The dataset on transboundary movement is expected to cover the vast majority of the transboundary movements. However, in addition to the lack of data provided by about half of the Parties, the data between Parties are sometimes not comparable for instance because some include information on movements outside the scope of the Convention. An attempt has been made to exclude such data from the analysis, but this is not always possible because Parties do not indicate the status of the information very clearly.

Nevertheless, there are some interesting conclusions that can be drawn from the analysis. 

  • Only 50% of the Parties fulfill their obligation and transmit their reports in a given year. Quantitative information on the generation of hazardous wastes and other wastes is provided in only 25-30% of these reports. These percentages have not increased significantly despite the calls of the subsequent meetings of the Conference of the Parties (COP), the efforts of the  Committee administering the mechanism for promoting the implementation and compliance of the Basel Convention (hereafter the ‘Implementation and Compliance Committee’) and the Secretariat. The revised reporting format to be used as for the year 2016 provides that the submission of such information has become optional.
  • The generation of hazardous waste is estimated to have increased from 256 – 259 metric ton (MT) in 2007 to 390 – 394 MT in 2015. The most significant increases were seen in lower middle income and higher middle income countries.
  • The amount of household waste that is generated worldwide in 2015is estimated to be around 1,6 billion MT. The amount has increased around 12% in the period 2007 – 2015. In particular in upper-middle income countries the increase was large and these countries generated in 2015 nearly the same amount of household waste as the high income countries.
  • Between 2007 and 2015 the volume of transboundary movements increased from 9,3 to 14,4 million MT. This growth is mainly driven by an increased transboundary movements of household waste. The flow of hazardous wastes is more or less stable over the period. The amount is also more or less the same as in 2004 – 2006, even though the data for that period are not totally comparable with the current data.

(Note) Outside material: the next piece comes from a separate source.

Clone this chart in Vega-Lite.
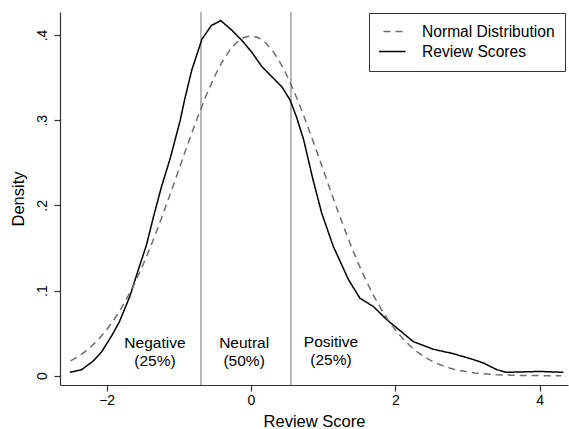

  • Based on the comparison of data on generation and on transboundary movement per country is can be estimated that overall, 97% of all hazardous waste that is generated stays within the country where it is generated and this percentage remains stable over the years. The high income countries export a higher percentage of the hazardous waste generated as they export nearly 6 percent of it. In the lower-income countries, export represents less than 0,5% of the hazardous waste generated. The situation however differs considerably per country, with some countries exporting the majority of their hazardous waste. These are often small countries which may have more difficulties setting up infrastructure to treat their own hazardous waste.